SET EXERCISE
Find the word "this" in the material below and gather every line that contains it.

DATA TO PROCESS

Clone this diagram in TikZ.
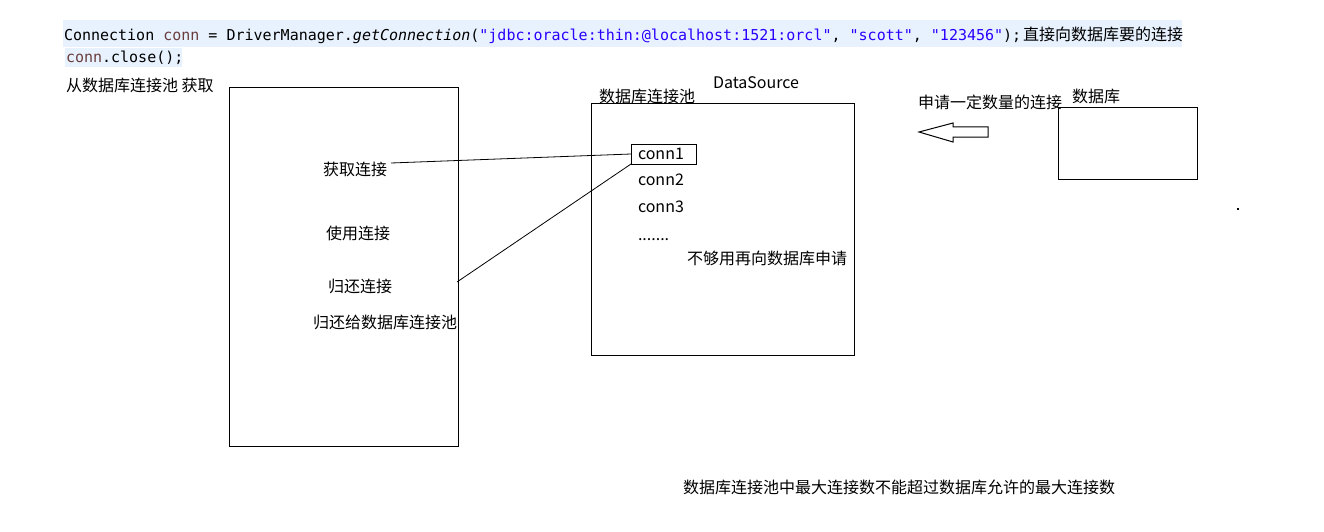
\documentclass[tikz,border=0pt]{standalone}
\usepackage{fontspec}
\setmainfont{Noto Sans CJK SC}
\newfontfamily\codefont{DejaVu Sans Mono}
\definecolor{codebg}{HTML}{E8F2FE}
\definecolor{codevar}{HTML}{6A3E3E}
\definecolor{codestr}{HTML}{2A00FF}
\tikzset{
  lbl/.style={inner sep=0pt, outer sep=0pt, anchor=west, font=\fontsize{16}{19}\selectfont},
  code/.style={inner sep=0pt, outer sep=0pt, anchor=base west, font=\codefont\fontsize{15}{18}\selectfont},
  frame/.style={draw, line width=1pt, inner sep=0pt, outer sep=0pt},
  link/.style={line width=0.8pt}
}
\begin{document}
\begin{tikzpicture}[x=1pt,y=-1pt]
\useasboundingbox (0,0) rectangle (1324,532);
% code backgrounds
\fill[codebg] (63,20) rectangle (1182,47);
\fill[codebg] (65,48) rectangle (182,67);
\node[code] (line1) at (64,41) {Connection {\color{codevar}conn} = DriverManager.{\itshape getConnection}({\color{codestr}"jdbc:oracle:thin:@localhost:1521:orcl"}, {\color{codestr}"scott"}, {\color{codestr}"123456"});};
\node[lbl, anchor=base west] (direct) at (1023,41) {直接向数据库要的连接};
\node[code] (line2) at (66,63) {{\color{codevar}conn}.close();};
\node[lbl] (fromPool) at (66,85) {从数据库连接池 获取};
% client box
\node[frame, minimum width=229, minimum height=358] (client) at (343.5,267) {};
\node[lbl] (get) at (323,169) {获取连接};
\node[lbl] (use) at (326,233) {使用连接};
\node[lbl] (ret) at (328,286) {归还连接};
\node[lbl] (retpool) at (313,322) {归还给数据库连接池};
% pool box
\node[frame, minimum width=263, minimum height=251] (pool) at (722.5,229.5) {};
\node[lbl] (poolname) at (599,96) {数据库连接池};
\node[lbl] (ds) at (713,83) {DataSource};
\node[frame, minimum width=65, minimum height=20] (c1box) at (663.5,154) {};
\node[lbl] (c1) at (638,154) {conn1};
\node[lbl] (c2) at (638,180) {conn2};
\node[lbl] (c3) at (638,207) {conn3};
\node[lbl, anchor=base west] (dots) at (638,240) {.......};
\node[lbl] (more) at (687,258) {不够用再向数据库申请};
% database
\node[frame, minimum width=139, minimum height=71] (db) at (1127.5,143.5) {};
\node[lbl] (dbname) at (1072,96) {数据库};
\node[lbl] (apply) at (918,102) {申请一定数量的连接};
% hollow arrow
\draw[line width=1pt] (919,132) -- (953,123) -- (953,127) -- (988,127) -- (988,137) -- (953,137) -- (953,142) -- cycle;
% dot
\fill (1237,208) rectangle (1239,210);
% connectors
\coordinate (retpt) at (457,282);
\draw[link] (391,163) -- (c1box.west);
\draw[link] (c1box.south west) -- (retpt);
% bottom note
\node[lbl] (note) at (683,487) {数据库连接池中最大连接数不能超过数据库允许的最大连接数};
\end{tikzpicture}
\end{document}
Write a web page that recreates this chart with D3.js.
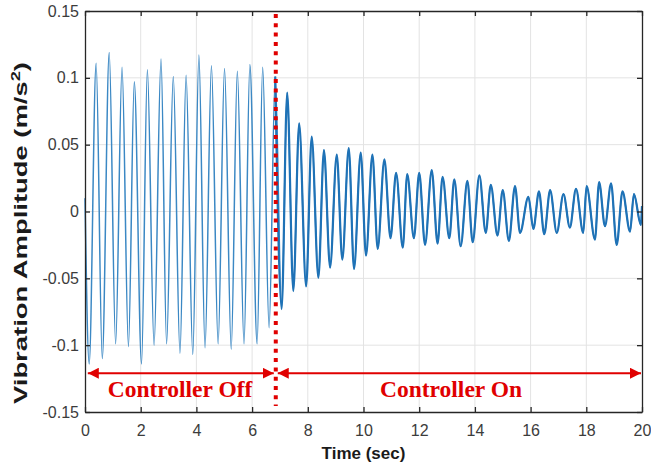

CORRECT RESPONSE
Clone this diagram in TikZ.
Write a web page that recreates this chart with D3.js.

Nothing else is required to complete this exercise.